• Goal: Leave the pictures out and transcribe every record exactly.

Code that draws figures:
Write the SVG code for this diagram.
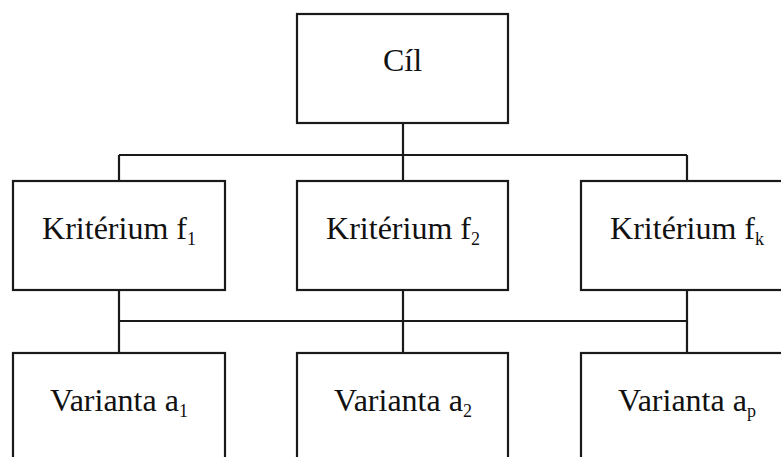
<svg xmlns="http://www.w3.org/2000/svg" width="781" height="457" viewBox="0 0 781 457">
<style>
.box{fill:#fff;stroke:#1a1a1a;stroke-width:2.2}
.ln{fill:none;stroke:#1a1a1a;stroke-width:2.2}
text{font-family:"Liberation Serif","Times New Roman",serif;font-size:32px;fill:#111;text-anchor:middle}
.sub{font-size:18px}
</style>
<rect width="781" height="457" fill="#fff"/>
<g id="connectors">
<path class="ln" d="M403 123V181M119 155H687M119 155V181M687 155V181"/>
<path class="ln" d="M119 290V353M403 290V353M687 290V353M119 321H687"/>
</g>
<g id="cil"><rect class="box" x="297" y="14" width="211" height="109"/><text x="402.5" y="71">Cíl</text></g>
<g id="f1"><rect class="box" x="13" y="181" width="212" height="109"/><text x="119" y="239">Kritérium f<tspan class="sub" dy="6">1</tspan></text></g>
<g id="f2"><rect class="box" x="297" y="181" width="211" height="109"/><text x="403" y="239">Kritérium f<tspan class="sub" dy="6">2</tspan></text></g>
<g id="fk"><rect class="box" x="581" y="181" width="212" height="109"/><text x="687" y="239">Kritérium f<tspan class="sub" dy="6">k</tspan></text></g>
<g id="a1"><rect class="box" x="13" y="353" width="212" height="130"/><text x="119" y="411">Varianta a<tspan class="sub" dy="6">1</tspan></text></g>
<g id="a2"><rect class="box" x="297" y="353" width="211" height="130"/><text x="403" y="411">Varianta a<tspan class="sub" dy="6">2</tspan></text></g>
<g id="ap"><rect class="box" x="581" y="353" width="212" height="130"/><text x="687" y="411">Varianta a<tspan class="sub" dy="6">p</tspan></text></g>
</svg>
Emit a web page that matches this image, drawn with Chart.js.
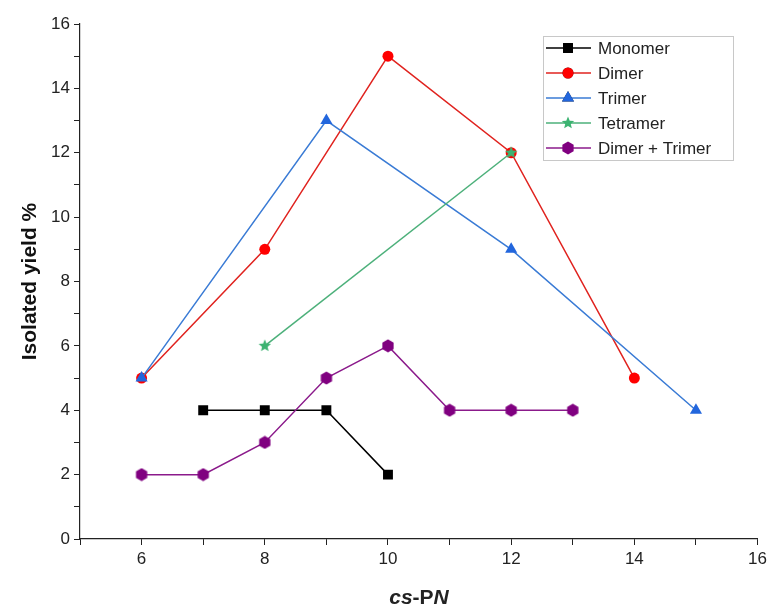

• Answer for this exercise:
Write the SVG code for this diagram.
<svg xmlns="http://www.w3.org/2000/svg" width="781" height="457" viewBox="0 0 781 457">
<style>
.box{fill:#fff;stroke:#1a1a1a;stroke-width:2.2}
.ln{fill:none;stroke:#1a1a1a;stroke-width:2.2}
text{font-family:"Liberation Serif","Times New Roman",serif;font-size:32px;fill:#111;text-anchor:middle}
.sub{font-size:18px}
</style>
<rect width="781" height="457" fill="#fff"/>
<g id="connectors">
<path class="ln" d="M403 123V181M119 155H687M119 155V181M687 155V181"/>
<path class="ln" d="M119 290V353M403 290V353M687 290V353M119 321H687"/>
</g>
<g id="cil"><rect class="box" x="297" y="14" width="211" height="109"/><text x="402.5" y="71">Cíl</text></g>
<g id="f1"><rect class="box" x="13" y="181" width="212" height="109"/><text x="119" y="239">Kritérium f<tspan class="sub" dy="6">1</tspan></text></g>
<g id="f2"><rect class="box" x="297" y="181" width="211" height="109"/><text x="403" y="239">Kritérium f<tspan class="sub" dy="6">2</tspan></text></g>
<g id="fk"><rect class="box" x="581" y="181" width="212" height="109"/><text x="687" y="239">Kritérium f<tspan class="sub" dy="6">k</tspan></text></g>
<g id="a1"><rect class="box" x="13" y="353" width="212" height="130"/><text x="119" y="411">Varianta a<tspan class="sub" dy="6">1</tspan></text></g>
<g id="a2"><rect class="box" x="297" y="353" width="211" height="130"/><text x="403" y="411">Varianta a<tspan class="sub" dy="6">2</tspan></text></g>
<g id="ap"><rect class="box" x="581" y="353" width="212" height="130"/><text x="687" y="411">Varianta a<tspan class="sub" dy="6">p</tspan></text></g>
</svg>
Emit a web page that matches this image, drawn with Chart.js.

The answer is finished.